The scientific collaboration of the MEG II experiment, of which INFN is a member, presented its first result on the search for a new hypothetical elementary particle, a boson called X17, at a scientific seminar at the Paul Scherrer Institut (PSI) in Switzerland on 13 November. The result, based on the analysis of data collected in 2023, is reported in a paper published on arxiv and submitted to the European Journal of Physics C.
The MEG II detector, currently in data acquisition at the PSI laboratory, searches for new physics phenomena, and is specifically designed to search for the decay of a positive muon into a positron and a photon, but it can also study other phenomena, such as the production of the hypothetical X17 particle. Hence the implementation of this new measurement, proposed by the researchers of the Italian group, who then coordinated its design and implementation, and the subsequent analysis of the data, thanks to which a new limit on the existence of the X17 particle was placed, since no interesting signal emerged.
The X17 particle was theorised a decade ago to explain the observation, made by an experiment at the ATOMKI laboratory (in Debrecen, Hungary), of an anomalous structure in the distribution of the opening angle in the trajectories of electron-positron pairs produced in a proton-induced nuclear reaction on a lithium target. This anomaly was thus interpreted as the production and subsequent decay of a hypothetical particle, which was given the name X17 because of the value of its mass (17 MeV). Subsequently, using the same experimental technique, similar excesses, compatible with this particle, were also observed in processes involving helium and carbon nuclei. The processes examined in the MEG and ATOMKI experiments are complex nuclear reactions, which must be analysed with very accurate theoretical nuclear dynamics calculations. This is now possible because of recent developments in the understanding of nuclear forces, to which many INFN researchers have made important contributions.

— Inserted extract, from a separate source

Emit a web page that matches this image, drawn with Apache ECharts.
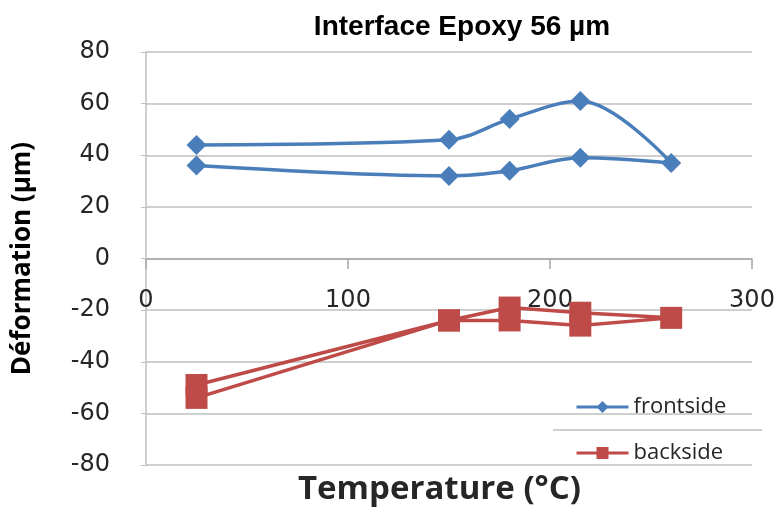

The MEG II apparatus uses protons, from a Cockroft-Walton accelerator, with an energy of up to 1.1 MeV, colliding with a lithium target. The electron-positron pair emerging from the lithium-to-beryllium nuclear transition was studied with several detectors, including a spectrometer (gaseous detector in a magnetic field), but no significant signal was found, and limits were therefore placed on the rate of X17 production. The ATOMKI result is consistent with these observations with a p-value (which is an index of the degree of significance of the sample) of 6%. The results presented today by the MEG II collaboration, while not definitively ruling out the existence of the X17 particle, nevertheless weaken its hypothesis. This means that the theoretical community will have to reconsider the new physics models studied so far to describe the nature of the X17 particle. The MEG II collaboration brings together more than 50 physicists from research institutions in Italy, Japan, Russia, Switzerland and the United States, including INFN.